National Health Service managers say smokers take more time to recover from surgery, blocking beds for longer and costing more to treat.
One primary care trust will launch a consultation on the new curbs this summer to coincide with the ban on smoking in public places to be enacted on July 1.
Rod Moore, assistant director of public health at Leicester City West Primary Care Trust, said it should become the norm for patients to stop smoking before all routine surgery.
“If people give up smoking prior to planned operations it will improve their recovery,” Moore said. “It would reduce heart and lung complications and wounds would heal faster. Our purpose is not to deny patients access to operations but to see if the outcomes can be improved.”
NHS managers want patients not to have smoked any cigarettes for a full month before surgery. But as they would be expected to take about two months to stop, operations could be delayed by up to three months.
The managers do insist, however, that it is up to doctors to decide whether the surgery can still go ahead if the patient fails to give up.
Some doctors argue that the policy could deter smokers from attending appointments because they believed that they would not qualify for treatment.
By December next year, all patients will need to have had surgery within 18 weeks of having been referred to hospital by their GP, according to new government targets.
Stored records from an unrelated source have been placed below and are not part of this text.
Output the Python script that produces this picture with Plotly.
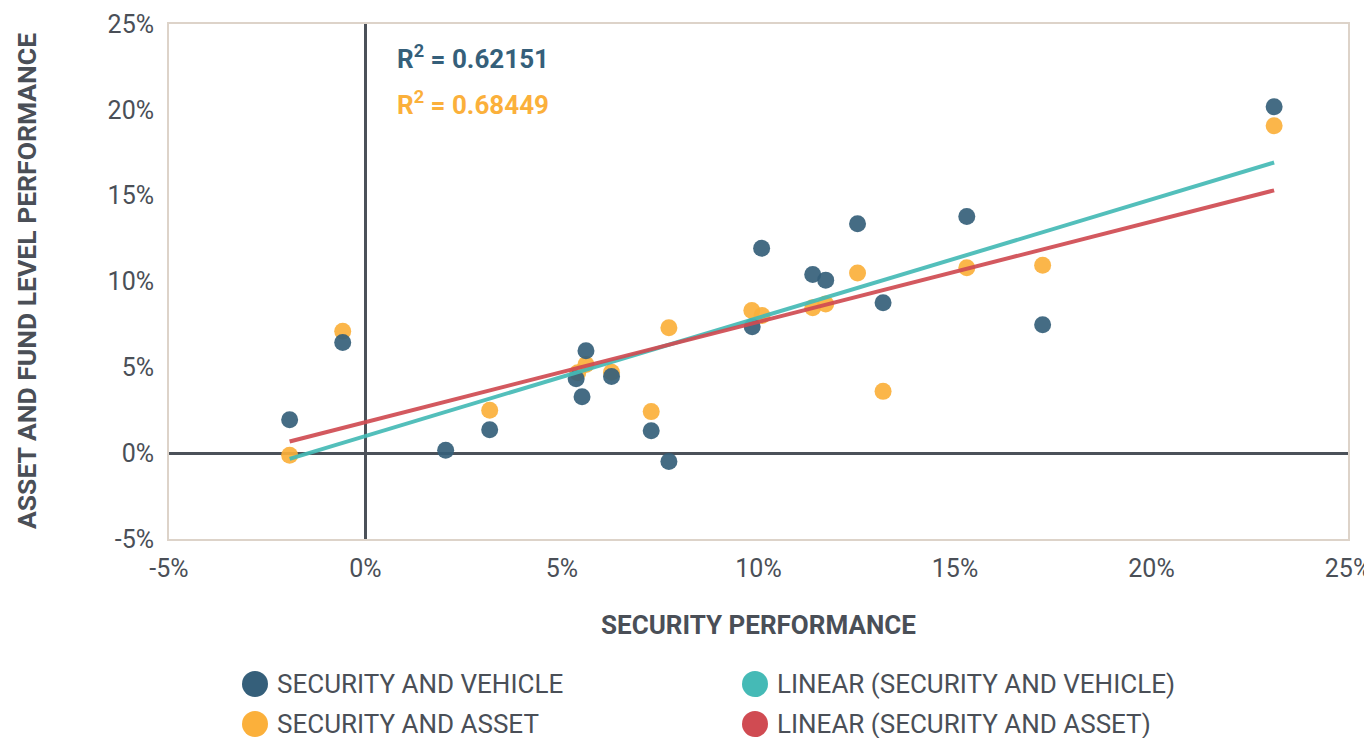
import plotly.graph_objects as go

# ---- data (percent) ----
sv_x = [-1.93, -0.58, 2.04, 3.16, 5.36, 5.51, 5.61, 6.26, 7.27, 7.72, 9.84, 10.08, 11.38, 11.71, 12.52, 13.17, 15.30, 17.23, 23.12]
sv_y = [1.95, 6.45, 0.17, 1.37, 4.34, 3.29, 5.97, 4.47, 1.31, -0.49, 7.36, 11.94, 10.41, 10.08, 13.36, 8.76, 13.78, 7.48, 20.18]

sa_x = [-1.93, -0.58, 3.16, 5.40, 5.61, 6.26, 7.27, 7.72, 9.83, 10.09, 11.38, 11.71, 12.52, 13.17, 15.30, 17.23, 23.12]
sa_y = [-0.12, 7.10, 2.50, 4.68, 5.16, 4.71, 2.42, 7.30, 8.31, 8.02, 8.47, 8.69, 10.49, 3.60, 10.80, 10.95, 19.07]

trend_x = [-1.93, 23.12]
trend_sv_y = [-0.33, 16.93]
trend_sa_y = [0.68, 15.31]

r2_sv = "0.62151"
r2_sa = "0.68449"

tick_vals = [-5, 0, 5, 10, 15, 20, 25]
tick_text = ["-5%", "0%", "5%", "10%", "15%", "20%", "25%"]

x_title = "SECURITY PERFORMANCE"
y_title = "ASSET AND FUND LEVEL PERFORMANCE"

legend_labels = ["SECURITY AND VEHICLE", "LINEAR (SECURITY AND VEHICLE)",
                 "SECURITY AND ASSET", "LINEAR (SECURITY AND ASSET)"]

# ---- styles ----
C_BLUE = "#355f7a"
C_ORANGE = "#fbb03b"
C_TEAL = "#45bab6"
C_RED = "#d04b52"
C_TEXT = "#4a4f57"
C_FRAME = "#ddd3c9"
FONT = "Roboto, DejaVu Sans, sans-serif"

fig = go.Figure()
fig.add_trace(go.Scatter(x=sa_x, y=sa_y, mode="markers", name=legend_labels[2],
                         marker=dict(color=C_ORANGE, size=17, opacity=0.92, line=dict(width=0)),
                         showlegend=False))
fig.add_trace(go.Scatter(x=sv_x, y=sv_y, mode="markers", name=legend_labels[0],
                         marker=dict(color=C_BLUE, size=17, opacity=0.92, line=dict(width=0)),
                         showlegend=False))
fig.add_trace(go.Scatter(x=trend_x, y=trend_sv_y, mode="lines", name=legend_labels[1],
                         line=dict(color=C_TEAL, width=4), opacity=0.92, showlegend=False))
fig.add_trace(go.Scatter(x=trend_x, y=trend_sa_y, mode="lines", name=legend_labels[3],
                         line=dict(color=C_RED, width=4), opacity=0.92, showlegend=False))

axis_common = dict(
    range=[-5, 25], tickmode="array", tickvals=tick_vals, ticktext=tick_text,
    showgrid=False, zeroline=True, zerolinecolor="#4b5159", zerolinewidth=3,
    showline=True, mirror=True, linecolor=C_FRAME, linewidth=2,
    ticks="", tickfont=dict(family=FONT, size=25, color=C_TEXT),
    automargin=False, ticklabeloverflow="allow",
)

# the page body adds an 8px offset; figure is sized/margined so the plot
# area lands at page pixels x 169..1348, y 24..539
fig.update_layout(
    width=1364, height=730,
    margin=dict(l=161, r=24, t=16, b=199),
    paper_bgcolor="white", plot_bgcolor="white",
    font=dict(family=FONT, color=C_TEXT),
    xaxis=dict(**axis_common, ticklabelstandoff=6),
    yaxis=dict(**axis_common, ticklabelstandoff=8),
)

plot_l, plot_w, plot_b, plot_h = 169, 1179, 539, 515
def px2paper(px, py):
    return (px - plot_l) / plot_w, (plot_b - py) / plot_h

# axis titles
tx, ty = px2paper(758, 625)
fig.add_annotation(x=tx, y=ty, xref="paper", yref="paper", xanchor="center", yanchor="middle",
                   text=f"<b>{x_title}</b>", showarrow=False,
                   font=dict(family=FONT, size=26, color=C_TEXT))
tx, ty = px2paper(26, 281)
fig.add_annotation(x=tx, y=ty, xref="paper", yref="paper", xanchor="center", yanchor="middle",
                   text=f"<b>{y_title}</b>", showarrow=False, textangle=-90, borderpad=0,
                   font=dict(family=FONT, size=26.5, color=C_TEXT))

# R^2 labels
tx, ty = px2paper(395, 57)
fig.add_annotation(x=tx, y=ty, xref="paper", yref="paper", xanchor="left", yanchor="middle",
                   text=f"<b>R<sup>2</sup> = {r2_sv}</b>", showarrow=False,
                   font=dict(family=FONT, size=26, color=C_BLUE))
tx, ty = px2paper(395, 103)
fig.add_annotation(x=tx, y=ty, xref="paper", yref="paper", xanchor="left", yanchor="middle",
                   text=f"<b>R<sup>2</sup> = {r2_sa}</b>", showarrow=False,
                   font=dict(family=FONT, size=26, color=C_ORANGE))

# custom legend (2 x 2), positions in page pixels
leg_items = [
    (legend_labels[0], C_BLUE, 255, 684),
    (legend_labels[1], C_TEAL, 755, 684),
    (legend_labels[2], C_ORANGE, 255, 724),
    (legend_labels[3], C_RED, 755, 724),
]
for label, color, cx, cy in leg_items:
    xp, yp = px2paper(cx, cy)
    fig.add_shape(type="circle", xref="paper", yref="paper",
                  xsizemode="pixel", ysizemode="pixel", xanchor=xp, yanchor=yp,
                  x0=-13, x1=13, y0=-13, y1=13,
                  fillcolor=color, line=dict(width=0))
    tx, ty = px2paper(cx + 20, cy)
    fig.add_annotation(x=tx, y=ty, xref="paper", yref="paper", xanchor="left", yanchor="middle",
                       text=label, showarrow=False,
                       font=dict(family=FONT, size=26, color=C_TEXT))

fig.write_html("out.html")
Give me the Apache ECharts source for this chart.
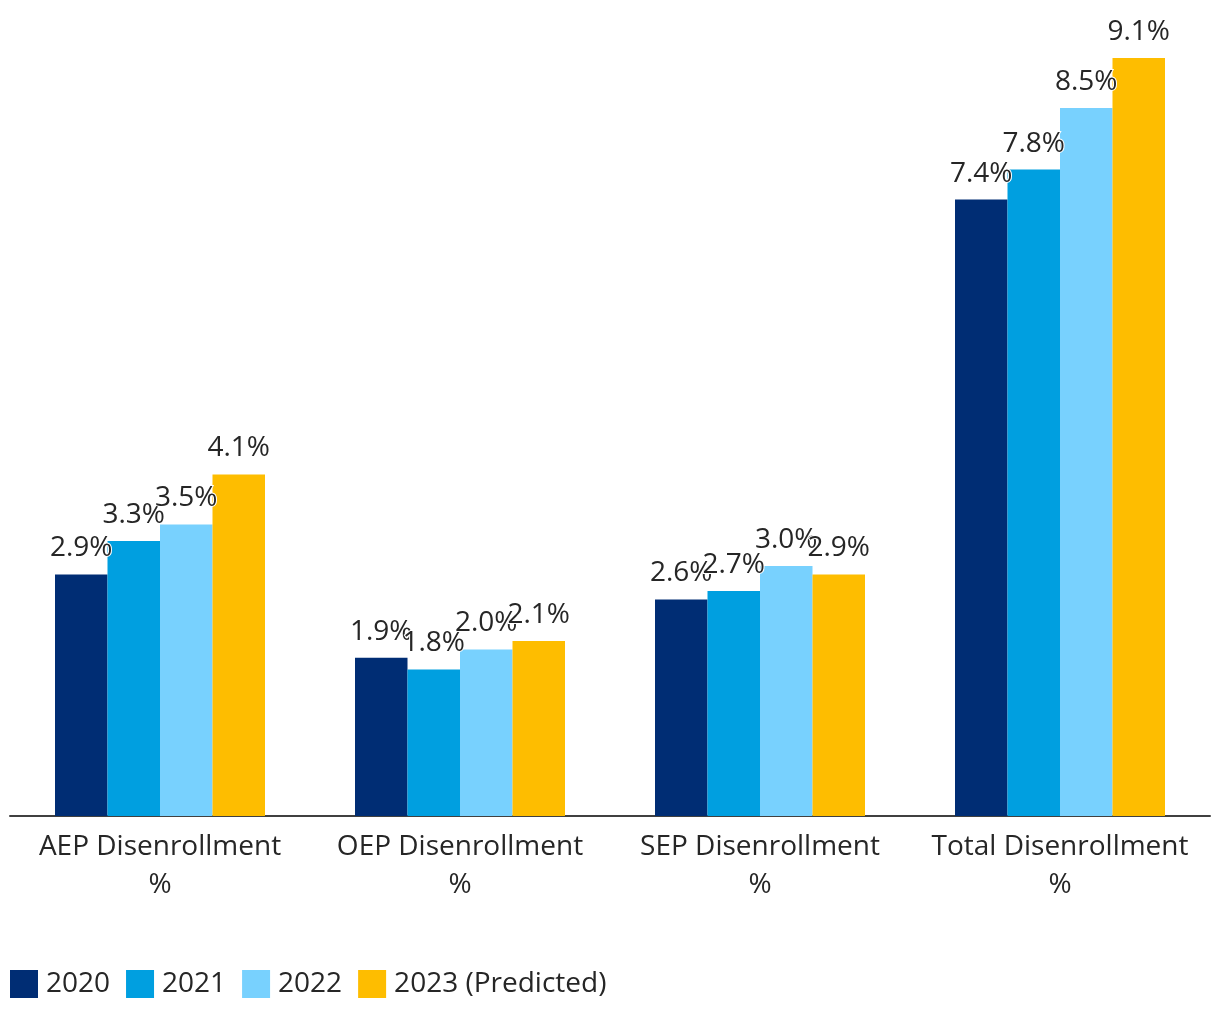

To avoid endangering the targets, patients would not be added to waiting lists until they had given up smoking.
Moore said: “If this were to be introduced, it would happen prior to referral [to hospital]. The clock would not start ticking. It would not interfere with the 18-week target.”
Leicester is believed to be the first trust to be planning such a wide-ranging measure since 2005, when the National Institute of Health and Clinical Excellence issued guidance that it was reasonable for smokers to be denied treatment if their habit would affect the outcome and cost of medical care.
For example, doctors routinely deny smokers surgery for blocked blood vessels in the legs because they say the problem will go away if they stop smoking. Doctors also argue that if the patient continues smoking the vessels will quickly become blocked again.
Now NHS managers say patients should give up smoking whether their condition is directly caused by the habit or not.
Vanessa Bourne, head of special projects for the Patients Association, said: “If the NHS is trying to reduce the number of people who qualify for surgery it should be frank about this and not pretend this is medically driven.
“If hospitals really wanted to improve outcomes for patients after surgery then there are other priorities such as tackling hospital infections.
“If these patients were being treated privately they would not need to give up smoking ahead of surgery, which suggests this has more to do with money than what is in the best interests of the patient.”